Matt Yglesias has a piece today about how the current state of the bond market permits profitable leveraged buyouts. The interest rates on junk bonds have now dipped below the rate of return for the S&P 500 as a whole. So, if someone was able to put it together, they could raise a bunch of money issuing junk bonds and buy up entire companies with the raised money. Despite having to pay interest on the junk bonds, such a move would still be profitable.
But you know what actor could do this even more profitably? The United States federal government. While the interest rate on junk bonds appears to be around 6 percent (judging from the graph), the interest rates on Treasuries are much lower. The 1 year rate is 0.15 percent, the 5 year rate is 0.83 percent, and the 10 year rate is 1.99 percent. The federal government could use its rock bottom borrowing rates to buy up companies in the S&P 500 or even just dump money into an S&P index fund. Since the expected rate of return of such investments is considerably higher than the interest rates on Treasuries, this would be a profitable move.
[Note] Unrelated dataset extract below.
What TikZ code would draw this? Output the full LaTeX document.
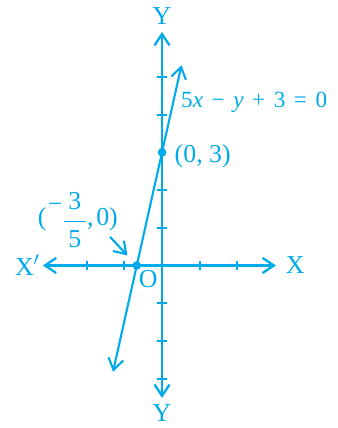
\documentclass[tikz,border=0pt]{standalone}
\usepackage{fontspec}
\setmainfont{Liberation Serif}
\usepackage{amsmath}
\usetikzlibrary{arrows.meta, positioning, calc}
\definecolor{mycyan}{RGB}{0,170,235}
\newcommand{\opsp}{\hspace{0.37em}}
\newcommand{\fpad}[1]{\hspace{0.17em}\text{#1}\hspace{0.17em}}
\tikzset{
  barb/.tip={Straight Barb[length=3mm, width=4mm]},
  axis/.style={barb-barb, line width=1.7pt, color=mycyan},
  graphline/.style={barb-barb, line width=1.6pt, color=mycyan},
  tick/.style={line width=1.5pt, color=mycyan},
  dot/.style={circle, fill=mycyan, inner sep=0pt, minimum size=2.3mm},
  lbl/.style={text=mycyan, inner sep=0pt, font=\fontsize{19.5}{22}\selectfont},
  pointer/.style={-barb, line width=1.6pt, color=mycyan, shorten >=2.4mm}
}

\begin{document}
\begin{tikzpicture}
  \useasboundingbox (-4.297,-4.31) rectangle (4.643,7.04);

  % Axes
  \coordinate (xl) at (-3.16,0);
  \coordinate (xr) at (3.02,0);
  \coordinate (yb) at (0,-3.51);
  \coordinate (yt) at (0,6.19);
  \draw[axis] (xl) -- (xr);
  \draw[axis] (yb) -- (yt);
  \foreach \x in {-2,-1,1,2}
    \draw[tick] (\x,-0.13) -- (\x,0.13);
  \foreach \y in {-3,-2,-1,1,2,4,5}
    \draw[tick] (-0.13,\y) -- (0.13,\y);

  % Axis labels
  \node[lbl, anchor=west] (X) at (3.28,0) {X};
  \node[lbl, anchor=east] (Xp) at (-3.24,0) {X$'$};
  \node[lbl] (Yt) at (0,6.62) {Y};
  \node[lbl] (Yb) at (0,-3.91) {Y};
  \node[lbl] (O) at (-0.37,-0.36) {O};

  % Points
  \node[dot] (pA) at (-0.67,0) {};
  \node[dot] (pB) at (0,3) {};
  \node[lbl, anchor=base west] (labB) at (0.33,2.72) {(0, 3)};
  \node[lbl, anchor=base west] (labA) at (-3.3,1.07)
    {(\hspace{0.05em}\raisebox{0.5em}{−}\raisebox{-2.5pt}{$\dfrac{\fpad{3}}{\fpad{5}}$},\hspace{0.1em}0)};

  % Line
  \draw[graphline] ($(pA)!-0.94!(pB)$) -- ($(pA)!1.77!(pB)$);
  \node[lbl, anchor=base west, font=\fontsize{17.5}{21}\selectfont] (eq) at (0.5,4.18)
    {5\textit{x}\opsp−\opsp\textit{y}\opsp+\opsp3\opsp=\opsp0};

  % Pointer
  \coordinate (ps) at (-1.38,0.76);
  \draw[pointer] (ps) -- (pA);
\end{tikzpicture}
\end{document}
I’ve mentioned this before, but it is worth highlighting given the recent uptick in discussion of socializing finance caused by Seth Ackerman’s Jacobin piece on the subject. In addition to providing a new source of revenue for the federal government (one wrestled away from rentiers), socializing finance in this way — even if partially — may also reduce the power of corporations to defeat reforms and programs that they currently stand strongly against, e.g. basic incomes, public goods, and transfers.